3) Plenty of Structure
Online students are often afraid of drifting in cyberspace. The lack of a teacher's physical presence makes them wonder if they are going to be able to stay on task. I give my graduate students a choice of taking courses structured around deadlines or at their own pace. The deadline-based option has an assignment due every Sunday night, whereas self-paced students can turn in work anytime during the semester (only the midterm and final projects have due dates). Almost all students choose the deadline-based option. Without a series of evenly spaced deadlines, they are afraid they won't have the self-discipline to get the work done.
The best way to increase each student's comfort level is with lots of clear structure. The weekly format for the online study guides is the same for all 10 courses in the two-year rotation, so students don't need to figure out how each new course works. Instead, they can dive directly into the content.
4) Formal Phone Conferences at Midterm
Every student has one formal appointment with the program chairman each semester. Since the majority of students live more than 50 miles from campus, these are done by phone. I post a table of available days and times using Google Docs, and each student claims an open slot.
Everyone looks forward to these 30- to 60-minute appointments, including me. Sometimes we discuss a research project that the class is working on. We always talk about the student's life, how his work is going, workplace challenges, and his plans after graduation. Then we discuss what is or is not working for the student in the program, and what adjustments might help.
These sessions are indispensable to the growth and evolution of the program. They have been the source of many innovations that otherwise would never have been considered. Seminal ideas for totally new courses have also come from these sessions. The appointments are popular with students, too, most of whom are more comfortable sharing via phone than e-mail. Don't be surprised if you come away from these interviews thinking, "I had no idea how cool these people are!"

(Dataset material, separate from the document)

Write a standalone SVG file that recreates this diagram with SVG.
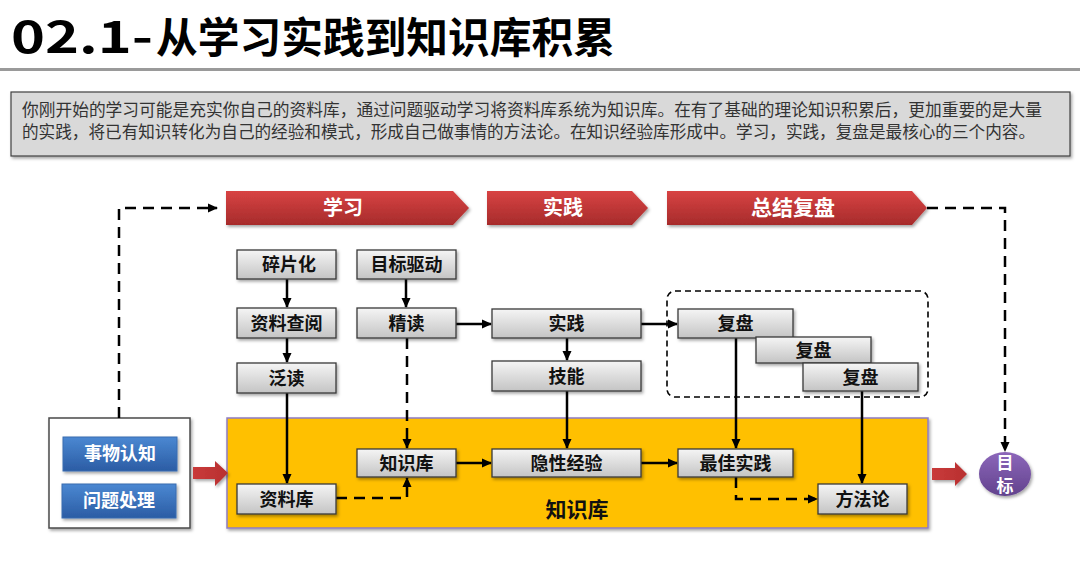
<svg xmlns="http://www.w3.org/2000/svg" width="1080" height="562" viewBox="0 0 1080 562">
<defs>
<style>
.cjk{font-family:"Noto Sans CJK SC","Noto Sans CJK TC",sans-serif}
.bx{fill:url(#gGray);stroke:#3a3a3a;stroke-width:1.3;filter:url(#sh)}
.bt{font-family:"Noto Sans CJK SC",sans-serif;font-size:18px;font-weight:700;fill:#111;text-anchor:middle}
.wt{font-family:"Noto Sans CJK SC",sans-serif;font-weight:700;fill:#fff;text-anchor:middle}
.ban{fill:url(#gRed);filter:url(#sh)}
.sol{fill:none;stroke:#000;stroke-width:2.5}
.dsh{fill:none;stroke:#000;stroke-width:2.5;stroke-dasharray:11 7}
.blue{fill:url(#gBlue);stroke:#3b6db0;stroke-width:1;filter:url(#sh)}
</style>
<linearGradient id="gGray" x1="0" y1="0" x2="0" y2="1"><stop offset="0" stop-color="#f5f5f5"/><stop offset="1" stop-color="#c4c4c4"/></linearGradient>
<linearGradient id="gRed" x1="0" y1="0" x2="0" y2="1"><stop offset="0" stop-color="#d84343"/><stop offset="1" stop-color="#a62b2b"/></linearGradient>
<linearGradient id="gRedH" x1="0" y1="0" x2="1" y2="0"><stop offset="0" stop-color="#c93a3a"/><stop offset="1" stop-color="#b83030"/></linearGradient>
<linearGradient id="gBlue" x1="0" y1="0" x2="0" y2="1"><stop offset="0" stop-color="#4b88d2"/><stop offset="1" stop-color="#2b5ca4"/></linearGradient>
<linearGradient id="gPur" x1="0" y1="0" x2="0" y2="1"><stop offset="0" stop-color="#8c67ba"/><stop offset="1" stop-color="#62428d"/></linearGradient>
<filter id="sh" x="-10%" y="-20%" width="130%" height="160%"><feDropShadow dx="1.5" dy="2" stdDeviation="1.5" flood-color="#000" flood-opacity="0.35"/></filter>
<marker id="ah" markerUnits="userSpaceOnUse" markerWidth="10" markerHeight="10" viewBox="0 0 10 10" refX="9" refY="5" orient="auto"><path d="M0,0.5 L10,5 L0,9.5 Z" fill="#000" stroke="none"/></marker>
</defs>
<rect width="1080" height="562" fill="#fff"/>

<g id="title">
<text x="11" y="53" class="cjk" font-size="44" font-weight="700" fill="#000" textLength="142" lengthAdjust="spacingAndGlyphs">02.1-</text>
<text x="156" y="53" class="cjk" font-size="42" font-weight="700" fill="#000" textLength="459" lengthAdjust="spacingAndGlyphs">从学习实践到知识库积累</text>
<rect x="0" y="68" width="1080" height="3" fill="#9a9a9a"/>
</g>

<g id="intro">
<rect x="11" y="92" width="1059" height="64" fill="#d9d9d9" stroke="#404040" stroke-width="1.2" filter="url(#sh)"/>
<text x="22" y="116" class="cjk" font-size="16.5" fill="#333" textLength="1020" lengthAdjust="spacingAndGlyphs">你刚开始的学习可能是充实你自己的资料库，通过问题驱动学习将资料库系统为知识库。在有了基础的理论知识积累后，更加重要的是大量</text>
<text x="22" y="138" class="cjk" font-size="16.5" fill="#333" textLength="1013" lengthAdjust="spacingAndGlyphs">的实践，将已有知识转化为自己的经验和模式，形成自己做事情的方法论。在知识经验库形成中。学习，实践，复盘是最核心的三个内容。</text>
</g>

<g id="banner-learn"><path class="ban" d="M226,191 H453 L469,208 L453,225 H226 Z"/><text x="343" y="215" class="wt" font-size="20">学习</text></g>
<g id="banner-practice"><path class="ban" d="M487,191 H632 L648,208 L632,225 H487 Z"/><text x="563" y="215" class="wt" font-size="20">实践</text></g>
<g id="banner-review"><path class="ban" d="M667,191 H912 L927,208 L912,225 H667 Z"/><text x="793" y="215" class="wt" font-size="21">总结复盘</text></g>

<g id="kb-area">
<rect x="227" y="418" width="701" height="110" fill="#ffc000" stroke="#8e7cc3" stroke-width="1.5" filter="url(#sh)"/>
<text x="577" y="517" class="bt" font-size="21" style="font-size:21px">知识库</text>
</g>

<g id="input-box">
<rect x="49" y="418" width="141" height="110" fill="#fff" stroke="#4a4a4a" stroke-width="1.5" filter="url(#sh)"/>
</g>
<g id="n-cognition"><rect class="blue" x="63" y="437" width="114" height="34"/><text x="120" y="460" class="wt" font-size="18">事物认知</text></g>
<g id="n-problem"><rect class="blue" x="62" y="484" width="114" height="34"/><text x="119" y="507" class="wt" font-size="18">问题处理</text></g>

<g id="review-group"><rect x="667" y="291" width="261" height="106" rx="8" fill="none" stroke="#000" stroke-width="1.6" stroke-dasharray="6 4"/></g>

<g id="block-arrow-in"><path d="M193,467 H215 V461 L228,473 L215,486 V479 H193 Z" fill="url(#gRedH)" filter="url(#sh)"/></g>
<g id="block-arrow-out"><path d="M932,468 H955 V462 L967,474 L955,486 V480 H932 Z" fill="url(#gRedH)" filter="url(#sh)"/></g>

<g id="connectors">
<path class="dsh" d="M119,418 V208 H217" marker-end="url(#ah)"/>
<path class="dsh" d="M927,208 H1005 V451" marker-end="url(#ah)"/>
<path class="sol" d="M287,279 V307" marker-end="url(#ah)"/>
<path class="sol" d="M287,338 V362" marker-end="url(#ah)"/>
<path class="sol" d="M406,279 V307" marker-end="url(#ah)"/>
<path class="sol" d="M456,324 H491" marker-end="url(#ah)"/>
<path class="sol" d="M567,338 V360" marker-end="url(#ah)"/>
<path class="sol" d="M641,324 H677" marker-end="url(#ah)"/>
<path class="sol" d="M287,393 V483" marker-end="url(#ah)"/>
<path class="dsh" d="M407,338 V448" marker-end="url(#ah)"/>
<path class="dsh" d="M336,498 H407 V478" marker-end="url(#ah)"/>
<path class="sol" d="M456,463 H491" marker-end="url(#ah)"/>
<path class="sol" d="M567,391 V448" marker-end="url(#ah)"/>
<path class="sol" d="M641,463 H677" marker-end="url(#ah)"/>
<path class="sol" d="M736,338 V448" marker-end="url(#ah)"/>
<path class="sol" d="M862,391 V483" marker-end="url(#ah)"/>
<path class="dsh" d="M736,477 V499 H817" marker-end="url(#ah)"/>
</g>

<g id="n-fragment"><rect class="bx" x="237" y="250" width="99" height="29"/><text x="289" y="271" class="bt">碎片化</text></g>
<g id="n-goal"><rect class="bx" x="357" y="250" width="99" height="29"/><text x="406.5" y="271" class="bt">目标驱动</text></g>
<g id="n-lookup"><rect class="bx" x="237" y="308" width="99" height="30"/><text x="286.5" y="329.5" class="bt">资料查阅</text></g>
<g id="n-intensive"><rect class="bx" x="357" y="308" width="99" height="30"/><text x="406.5" y="329.5" class="bt">精读</text></g>
<g id="n-extensive"><rect class="bx" x="237" y="363" width="99" height="30"/><text x="286.5" y="384.5" class="bt">泛读</text></g>
<g id="n-practice"><rect class="bx" x="492" y="309" width="149" height="29"/><text x="566.5" y="330" class="bt">实践</text></g>
<g id="n-skill"><rect class="bx" x="492" y="361" width="149" height="30"/><text x="566.5" y="382.5" class="bt">技能</text></g>
<g id="n-review1"><rect class="bx" x="678" y="309" width="115" height="29"/><text x="735.5" y="330" class="bt">复盘</text></g>
<g id="n-review2"><rect class="bx" x="756" y="337" width="115" height="26"/><text x="813.5" y="356.5" class="bt">复盘</text></g>
<g id="n-review3"><rect class="bx" x="803" y="363" width="115" height="28"/><text x="860.5" y="383.5" class="bt">复盘</text></g>
<g id="n-material"><rect class="bx" x="237" y="484" width="99" height="30"/><text x="286.5" y="505.5" class="bt">资料库</text></g>
<g id="n-knowledge"><rect class="bx" x="357" y="449" width="99" height="28"/><text x="406.5" y="469.5" class="bt">知识库</text></g>
<g id="n-tacit"><rect class="bx" x="492" y="449" width="149" height="28"/><text x="566.5" y="469.5" class="bt">隐性经验</text></g>
<g id="n-best"><rect class="bx" x="678" y="449" width="115" height="28"/><text x="735.5" y="469.5" class="bt">最佳实践</text></g>
<g id="n-method"><rect class="bx" x="818" y="484" width="89" height="30"/><text x="862.5" y="505.5" class="bt">方法论</text></g>
<g id="n-target"><ellipse cx="1005" cy="474" rx="26" ry="22" fill="url(#gPur)" filter="url(#sh)"/><text x="1005" y="469" class="wt" font-size="17">目</text><text x="1005" y="492" class="wt" font-size="17">标</text></g>
</svg>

5) Do Online What Online Does Best
Though considerable smoke is often blown around the issue, even the most ardent supporters of online courses will admit in private that online is a compromise between certain elements of quality and economic reality. It brings in tuition-paying students who otherwise would not make it to campus. It allows professors to teach more students than could fit in the biggest available room. It saves on the heating and air-conditioning bills. Still, no amount of e-mail or computer networking can take the place of face-to-face interaction between student and professor, or replicate the experience of a group of students settled in a circle in the library, enjoying each other's company while they hammer through a knotty problem set.
The only way to make up for what technology can't do well is to make maximum use of what it does exceedingly well, such as providing infinite rewind capacity. Each student in my courses gets about 15 hours of instructor-generated video demonstrations. The videos go far beyond what the textbook offers. Students tell me they watch these videos three and four times each. Some students like a sneak preview before they try the work themselves. Others watch after they have done the work to verify that they did it the most direct way. Still others work along with the videos every step of the way.
6) The Perpetual Best in Show Contest
After students hand in projects, I post the best work in the learning management system for all to admire. I also archive the semester's best projects online for future classes. When a student is struggling for an idea or to understand what a project should look like, it often helps to give him a peek at some of the best work from previous semesters.